First of all, looking at mirrors, there's a particular mirror equation that you should include in your notes. Here it is highlighted in yellow and the representive what each letter represents. Notice that the s with the little o, subscript o, is the object distance, and the s with the i is the image disk distance, and the f is the focal length.
When f is positive, then that means converging mirrors. When f, when the focal length, is negative, it means that the mirror is diverging mirrors. And we'll be looking at converging and diverging shortly, mirrors. When the image distance is negative, that means it would be indicating a virtual mirror. And when the image distance is positive, it means that it indicates a real mirror.
In magnification, a formula or a way of calculating magnification, again, I would recommend that you copy this in your notes, h, we've looked at the s i and the s o, but the h is the object height. And the h i means the image height. And the h subscript o means the object height. When h is negative, that means it indicates an inverted image. When h is positive, it means for an upright image. Inverted would mean upside down, and upright is upright image.
The capital M, when the capital M is greater than 1, it indicates a larger image. When it's less than 1, it indicates a smaller image. And another way of looking at the M is, if it's positive, if M is positive, it indicates an upright image. When it's negative, it indicates an inverted or an upside down image. Again, I would invite you to include this in your notes. You may want to pause and then resume after you're done.
Let's go ahead and proceed on to the next. Here, we're getting into a conversation about converging mirror and the object distance. If an object is outside the 2f point, that is double of the focal point, focal length point, then the image is inverted, smaller, and it's real. However, when the object is inside the f, that is, within the focal point length, the image is upright, it's larger, and it's virtual.
There are some image characteristics here that basically depend upon the object distance in a converging. Again, this is converging mirror. And you may just want to draw these diagrams there in your notes, when the object is between f and 2f, when the object is beyond 2f, and when the object is inside f.

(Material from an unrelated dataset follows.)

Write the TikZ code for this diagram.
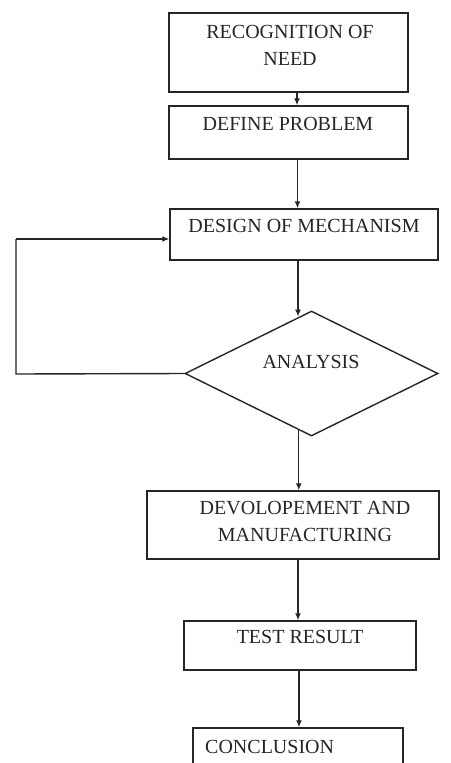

It really depends upon the object distance.
Now, let's look at the diverging. That was converging, now this is diverging. Image characteristics are the same no matter where the object is located, as far as the image is upright, smaller, and virtual. An example, an object is positioned 20 centimeters in front of a diverging mirror that has a focal length of a negative 0.5 centimeters. Here are the questions. Where is the image formed? Is the image upright or inverted? Is the image smaller or larger? Is the image real or virtual?
Well, let's work ourselves through this example or work through this example. First of all, the solution to, where is the image formed? Well, here's the equation. 1f, if you remember, hopefully, you copied this in your notes, 1f, 1 over f, is equal to 1 over s o plus 1, that is 1 s subscript o, and plus 1 divided by subscript s subscript i.
And so the equation is 1 divided by negative 1 divided by negative 5. That's coming from the focal length, negative 5 centimeters. And 1 is equal to 1 divided by 20 plus 1 divided by s of i. And that's what we're trying to find out, where is the image formed? Where is the image formed? So if you do the math, it says you have to divide, and multiply, and so forth. You would see that the image is formed negative 4 centimeters. That is to the right of the mirror.
The second question was, is the image upright or inverted? If you do the math here, M is equal to negative s i divided by s o. And we have M is negative 4 divided by 20. And since it's a negative, it's the opposite. That makes it a positive. 0.20.
And the positive indicates that it's an upright. Since it's magnification of 0.0 or 0.20, it is a smaller than. And because the image distance is negative, and we know that it was-- we were given that, it is a virtual image. We also know that because it's a diverge, diverging mirror.
Question
Positive and negative signs in these equations are essential. What does a negative location mean? What does a negative magnification mean? What does a negative height mean?
A negative location means that the image is behind the mirror. A negative magnification means the image is inverted (upside down). A negative height also means that the image is inverted.